I used to hate Valentine's Day. Nominating one day out of the year where we're all supposed to be mushy and buy flowers and chocolates to proclaim our love sounds a whole lot like peer pressure and nothing like actual love to me. I actually hated it so much that on our wedding day, I made my husband promise to never buy me flowers on Valentine's Day.
And here I am, a few kids later, bursting at the seams to celebrate Valentine's Day. I used to think it was all about romance and relationships, but it means something totally different to me now. My school-aged kids are becoming more aware of their space, who they are, and how they fit in. They aren't constantly within the walls of our own home where I get to dictate all the things they learn and comprehend. Now they spend a lot of time at school, surrounded by other children, raised by other adults who have different beliefs and ideologies than I do. Suddenly, they're forming their own opinions based on the stories of other humans. Those humans, mostly children, don't always have the same values as I do. But my kids are listening. And so Valentine's Day has become one big opportunity for me to reiterate to my children what love really is.
I'm teaching them love for the kids that are teased. Love for the kids that do the teasing. Love for the kids who are trying to figure out who they are. And most importantly, an abundance of love for themselves.
I've never met a human who was tired of hearing how loved they are. And so my husband and I buy our kids little heart-shaped boxes of chocolates and write them each their own love note. And then, we help them do the same. The kids will pick out a treat and include a special note for one of their friends at school. My older ones are elementary-age and will write things they like about their friend. One year my boy wrote "I like how good you are at football" and my daughter wrote about playing on the monkey bars together everyday. We try to steer them toward complimenting qualities rather than fashion statements, but sometimes that happens too.
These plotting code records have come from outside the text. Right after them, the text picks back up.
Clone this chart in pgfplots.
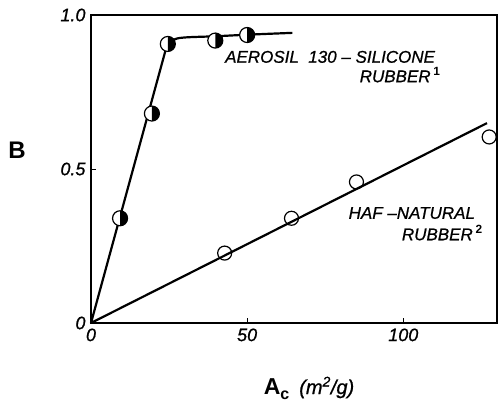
\documentclass[border=0pt]{standalone}
\usepackage{fontspec}
\setmainfont{Liberation Sans}[ItalicFeatures={FakeBold=0.8}]
\usepackage{pgfplots}
\pgfplotsset{compat=1.18}
\pgfdeclareplotmark{halfc}{%
  \pgfpathcircle{\pgfpointorigin}{\pgfplotmarksize}%
  \pgfsetfillcolor{white}\pgfusepath{fill}%
  \pgfpathmoveto{\pgfpoint{0pt}{\pgfplotmarksize}}%
  \pgfpatharc{90}{-90}{\pgfplotmarksize}%
  \pgfpathclose
  \pgfsetfillcolor{black}\pgfusepath{fill}%
  \pgfpathcircle{\pgfpointorigin}{\pgfplotmarksize}%
  \pgfusepath{stroke}%
}
\begin{document}
\begin{tikzpicture}
\path[use as bounding box] (-91pt,-80pt) rectangle (408pt,323pt);
\begin{axis}[
  at={(0pt,0pt)}, anchor=south west,
  scale only axis, width=406pt, height=308pt,
  xmin=0, xmax=130, ymin=0, ymax=1,
  axis line style={line width=1.4pt},
  xtick={0,50,100}, xticklabels={0,50,100},
  ytick={0,0.5,1}, yticklabels={0,0.5,1.0},
  tick pos=left, tick align=inside, major tick length=5pt,
  tick style={line width=0.8pt, black},
  /pgf/number format/assume math mode=true,
  ticklabel style={font=\fontsize{18}{18}\selectfont\itshape},
  xticklabel style={yshift=-2pt},
  yticklabel style={xshift=-2pt},
  clip=false,
]
% Aerosil 130 - silicone rubber
\addplot[line width=2.2pt, black] coordinates {(0,0) (24.4,0.905)};
\addplot[line width=2.2pt, black, smooth, tension=0.6] coordinates {(24.4,0.905) (26.5,0.92) (30,0.927) (40,0.931) (50,0.936) (64.5,0.942)};
\addplot[only marks, mark=halfc, mark size=7.5pt, line width=1.2pt, black] coordinates {
  (9.3,0.34) (19.5,0.68) (24.6,0.906) (39.8,0.917) (50.0,0.935)};
% HAF - natural rubber
\addplot[line width=2.2pt, black] coordinates {(0,0) (126.8,0.649)};
\addplot[only marks, mark=o, mark size=7pt, line width=1.2pt, black, mark options={fill=white}] coordinates {
  (42.8,0.227) (64.2,0.34) (85,0.458) (127.5,0.604)};
% annotations
\node[anchor=east, font=\fontsize{17}{17}\selectfont\itshape, inner sep=0pt] at (axis cs:110.2,0.864) {AEROSIL\ \ 130 -- SILICONE};
\node[anchor=east, font=\fontsize{17}{17}\selectfont\itshape, inner sep=0pt] at (axis cs:112,0.805) {RUBBER\,\textsuperscript{\upshape\bfseries 1}};
\node[anchor=east, font=\fontsize{17}{17}\selectfont\itshape, inner sep=0pt] at (axis cs:123,0.357) {HAF --NATURAL};
\node[anchor=east, font=\fontsize{17}{17}\selectfont\itshape, inner sep=0pt] at (axis cs:125.5,0.292) {RUBBER\,\textsuperscript{\upshape\bfseries 2}};
\node[font=\fontsize{24}{24}\selectfont\bfseries, inner sep=0pt] at (axis cs:-23.7,0.562) {B};
\node[inner sep=0pt] at (axis cs:69.8,-0.211) {{\fontsize{23}{23}\selectfont\bfseries A}\raisebox{-5pt}{\fontsize{16}{16}\selectfont\bfseries c}\hspace{10pt}{\fontsize{20}{20}\selectfont\itshape (m\textsuperscript{2}/g)}};
\end{axis}
\end{tikzpicture}
\end{document}
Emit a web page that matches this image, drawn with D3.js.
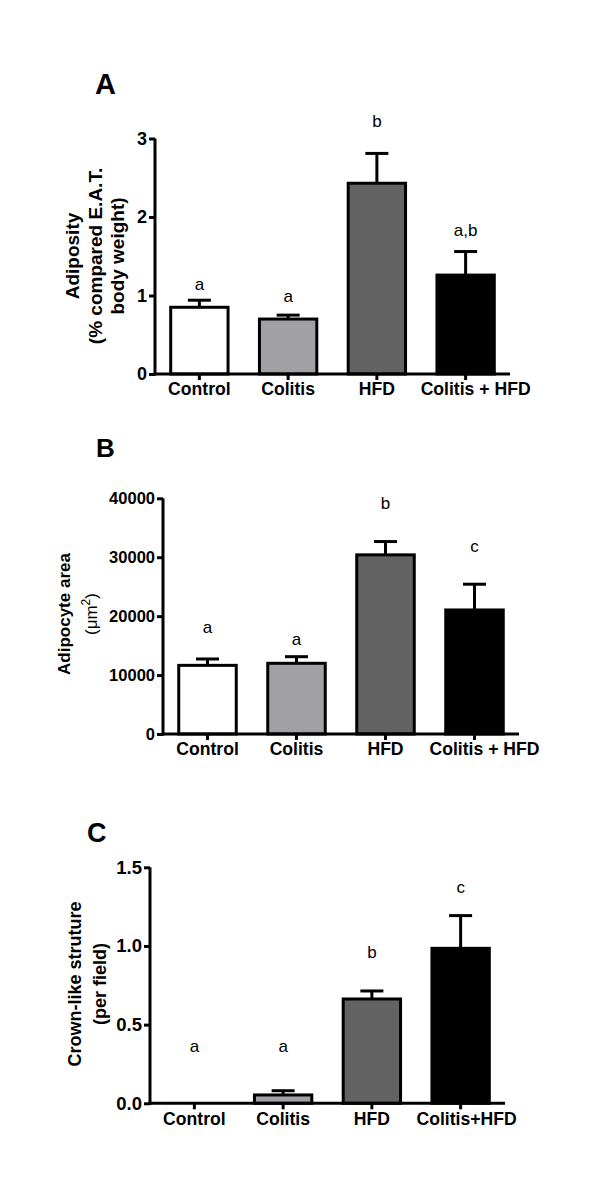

I've learned not to correct them because I want them to speak their own thoughts and I know that regardless of what they say, they're still doing an intentionally kind thing. The action alone is good. But we also take that opportunity to help them understand their own value system by asking questions like "Why do you enjoy playing with this friend at recess?" or "What are important characteristics in a friend? How does this friend display those?"
And then we provide them with an opportunity to practice self-love. The truth is, someone, at some point, is going to say something that will hurt each of them. We've all go through it and there is simply no avoiding it. When I was a kid, we were told things like "if he's teasing you, he likes you" and we were taught to take another's inappropriateness as a compliment. I don't want my kids to think that. Rather, I want them to hear that hurtful comment and immediately know that it's not true. I want them to be filled with so much love for themselves that they don't question their own truth based on someone else's opinion. But I know the only way they will truly feel that love for themselves is if I teach them how.
So the first week of February, I grab cut-out hearts from the dollar bins at Target and I have them write things they love about themselves. We give them total freedom to write anything they want. Their answers have ranged from "I'm fun" and "I'm brave," to "I'm a fast runner." Then we hang them up in the hallway next to their bedrooms so they see them each day. It's a simple exercise that has brought so much value to our family. It is my hope that teaching our children to remind themselves of their truths allows them to continually cultivate self love.
Is Valentine's Day an overly commercialized holiday full of forced flower purchases and two-hour long dinner waits? Probably so. But for my family, it's also a really great opportunity to teach our children how to love themselves and others — overpriced chocolates optional.